George argues that environmentalists must recognize the linkages between the debt and environmental devastation if they are to be effective. She ends this chapter with an appeal to those fighting for the earth to adopt a broader perspective that includes recognition of the negative impact of Northern economic policies on the South.
Another repercussion of the debt crisis, George argues, is manifested in the growing drug problem in the North. While the U.S. government bombs coca crops and mounts pressure against the governments of Peru, Bolivia and Colombia, it scarcely acknowledges the economic issues that underlie these countries' dependence on the drug trade.
Despite massive U.S. pressure against the drug suppliers and growers in the South, market forces have prevailed. The coca export trade has been so successful in earning foreign exchange for these countries that they are now virtually dependent on the coca growing and processing industry to service their huge debts. Furthermore, George argues that indebted Latin American countries are more likely to facilitate drug export industries in order to provide some means of survival for the tens of thousands of people displaced by International Monetary Fund economic austerity programs who cannot find a livelihood in the legal economy. "The government has promulgated several different measures designed to recycle coca dollars into the economy," a Bolivian economist told George.
George does not argue that the drug problem would be instantly resolved if the debt problem were dealt with constructively. But she does believe that policymakers must examine both the deeper issues behind the demand for drugs and the desperation that forces nations, with their governments' acquiescence, into a dependence on supplying the North with these substances.
Taxpayers in the North are adversely affected by the debt crisis in other ways. While the frenzied and irresponsible lending policies of Northern banks have caused the most profound suffering in the Third World, Northern citizens are themselves paying for the banks' recklessness. George analyzes the web of government regulations and tax breaks which enables banks to write off Third World debt as "losses" for tax purposes, while continuing to extract debt service payments from those loans. The banks thus collect a huge subsidy from Northern taxpayers.
The debt crisis has also resulted in job loss in the North. Debt-strapped Third World countries compete for industries by selling themselves as low-wage havens for multinationals which eagerly shift production from the North to the South in order to take advantage of paltry environmental and labor standards and regulation. Furthermore, many Third World countries, adhering to strict structural adjustment programs (export-driven austerity measures usually involving trade liberalization, privatization and reduced government spending), shrink their economies and devalue their currency, making imports more expensive. As a result, the North loses huge potential markets and sacrifices more jobs.

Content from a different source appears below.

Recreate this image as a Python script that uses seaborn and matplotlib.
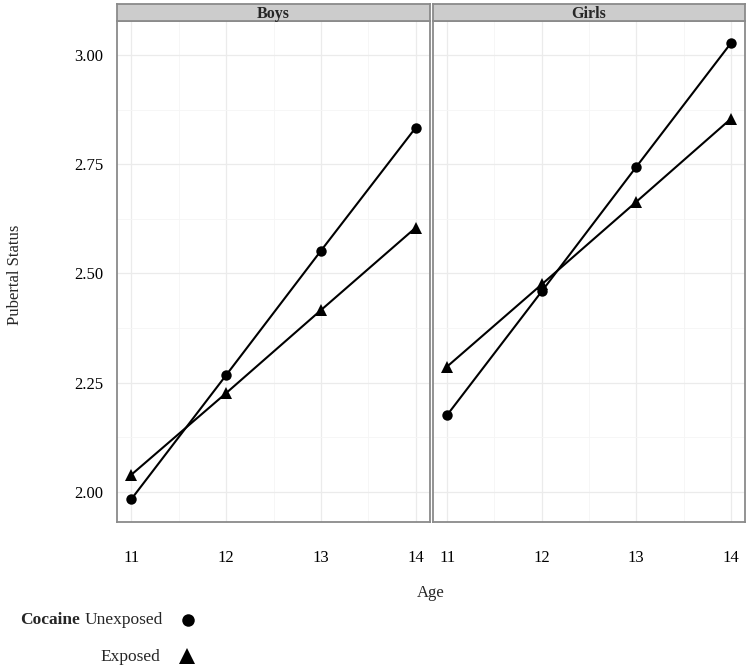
import matplotlib
matplotlib.use('Agg')

import matplotlib.pyplot as plt
from matplotlib.lines import Line2D
from matplotlib.ticker import MultipleLocator
import seaborn as sns
import pandas as pd

# values
ages = [11, 12, 13, 14]
boys_unexposed = [1.983, 2.267, 2.552, 2.834]
boys_exposed = [2.039, 2.226, 2.416, 2.605]
girls_unexposed = [2.176, 2.459, 2.744, 3.027]
girls_exposed = [2.287, 2.475, 2.664, 2.854]

rows = []
for sex, unexp, exp in [("Boys", boys_unexposed, boys_exposed),
                        ("Girls", girls_unexposed, girls_exposed)]:
    for a, u, e in zip(ages, unexp, exp):
        rows.append({"sex": sex, "age": a, "cocaine": "Unexposed", "status": u})
        rows.append({"sex": sex, "age": a, "cocaine": "Exposed", "status": e})
df = pd.DataFrame(rows)

sns.set_style("white")
plt.rcParams['font.family'] = ['Liberation Serif', 'DejaVu Serif']

W, H = 750, 670
fig = plt.figure(figsize=(7.5, 6.7), dpi=100)

def fx(px):
    return px / W

def fy(py):
    return 1 - py / H

panels = [("Boys", 117, 430), ("Girls", 433, 745)]
top, bottom = 21, 522
markers = {"Unexposed": "o", "Exposed": "^"}
sizes = {"Unexposed": 7.5, "Exposed": 9}
border = "#8a8a8a"

for i, (sex, x0, x1) in enumerate(panels):
    ax = fig.add_axes([fx(x0), fy(bottom), fx(x1 - x0), fy(top) - fy(bottom)])
    sub = df[df.sex == sex]
    for coc in ["Unexposed", "Exposed"]:
        s = sub[sub.cocaine == coc]
        sns.lineplot(data=s, x="age", y="status", ax=ax, color="black",
                     lw=1.5, marker=markers[coc], markersize=sizes[coc],
                     markeredgewidth=0, legend=False)
    ax.set_xlim(10.85, 14.15)
    ax.set_ylim(1.931, 3.078)
    ax.set_xticks(ages)
    ax.set_yticks([2.00, 2.25, 2.50, 2.75, 3.00])
    ax.xaxis.set_minor_locator(MultipleLocator(0.5))
    ax.yaxis.set_minor_locator(MultipleLocator(0.125))
    ax.grid(which="major", color="#ebebeb", lw=0.9)
    ax.grid(which="minor", color="#f5f5f5", lw=0.6)
    ax.set_axisbelow(True)
    for sp in ax.spines.values():
        sp.set_color(border)
        sp.set_linewidth(1.3)
    ax.tick_params(which="major", direction="out", length=4, width=0.8,
                   color="#333333", labelsize=12, labelcolor="black", pad=16)
    ax.tick_params(axis="y", pad=6)
    ax.tick_params(which="minor", length=0)
    ax.set_xlabel("")
    ax.set_ylabel("")
    if i == 0:
        ax.set_yticklabels(["2.00", "2.25", "2.50", "2.75", "3.00"])
    else:
        ax.set_yticklabels([])
        ax.tick_params(axis="y", length=0)

    strip = fig.add_axes([fx(x0), fy(top), fx(x1 - x0), fy(4) - fy(top)])
    strip.set_facecolor("#cccccc")
    strip.set_xticks([])
    strip.set_yticks([])
    for sp in strip.spines.values():
        sp.set_color(border)
        sp.set_linewidth(1.3)
    strip.text(0.5, 0.42, sex, ha="center", va="center", fontsize=11.5,
               fontweight="bold", transform=strip.transAxes)

fig.text(fx(431), fy(593), "Age", ha="center", va="center", fontsize=12)
fig.text(fx(15), fy(275), "Pubertal Status", ha="center", va="center",
         rotation=90, fontsize=12)

# legend
fig.text(fx(20), fy(620), "Cocaine", ha="left", va="center",
         fontsize=12.5, fontweight="bold")
fig.text(fx(163), fy(620), "Unexposed", ha="right", va="center", fontsize=12.5)
fig.text(fx(160), fy(657), "Exposed", ha="right", va="center", fontsize=12.5)
fig.add_artist(Line2D([fx(188)], [fy(620)], marker="o", color="black",
                      markersize=9, markeredgewidth=0, transform=fig.transFigure))
fig.add_artist(Line2D([fx(187)], [fy(656)], marker="^", color="black",
                      markersize=11, markeredgewidth=0, transform=fig.transFigure))

fig.savefig("out.png", dpi=100)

The Debt Boomerang is strongest when its analysis relies on well- documented facts and figures. The chapters on the environment, the drug trade, the banking industry and lost jobs and markets are each meticulously researched, lending strength to the book's arguments on these issues. George's analysis in the final sections of her book, however, rests on shakier ground. In these chapters, she attempts to link the debt crisis to problems of immigration and war. While George and her colleagues do make use of some compelling data in formulating these arguments, they ultimately fail to make the kinds of linkages established in the earlier chapters.
A major weakness of the chapter on conflict and war, written by George's colleague Dan Smith, is its failure to bolster or even fully articulate the "boomerang" argument. Smith's assertion that the poverty and deprivation generated by the debt crisis contributes to the growing violence in the Third World is indisputable. A debt-driven structural adjustment program clearly led to food riots in Venezuela , but the effect of that violence was felt minimally - if at all - in the North. The chapter's focus on debt-related violence in the South is never tied to any consequences in the North (other than in one or two speculative paragraphs in the section's conclusion), which serves to undercut the book's stated premise of convincing Northern readers of their own interest in dealing constructively with the debt.
These weaknesses, however, do not detract significantly from the overall impact of the book. The Debt Boomerang is a convincing effort to persuade Northern citizens that they should care about the debt crisis for their own sake, as well as for the benefit of the Third World. Hundreds of millions of suffering people in Africa, Asia and Latin America can only hope it succeeds.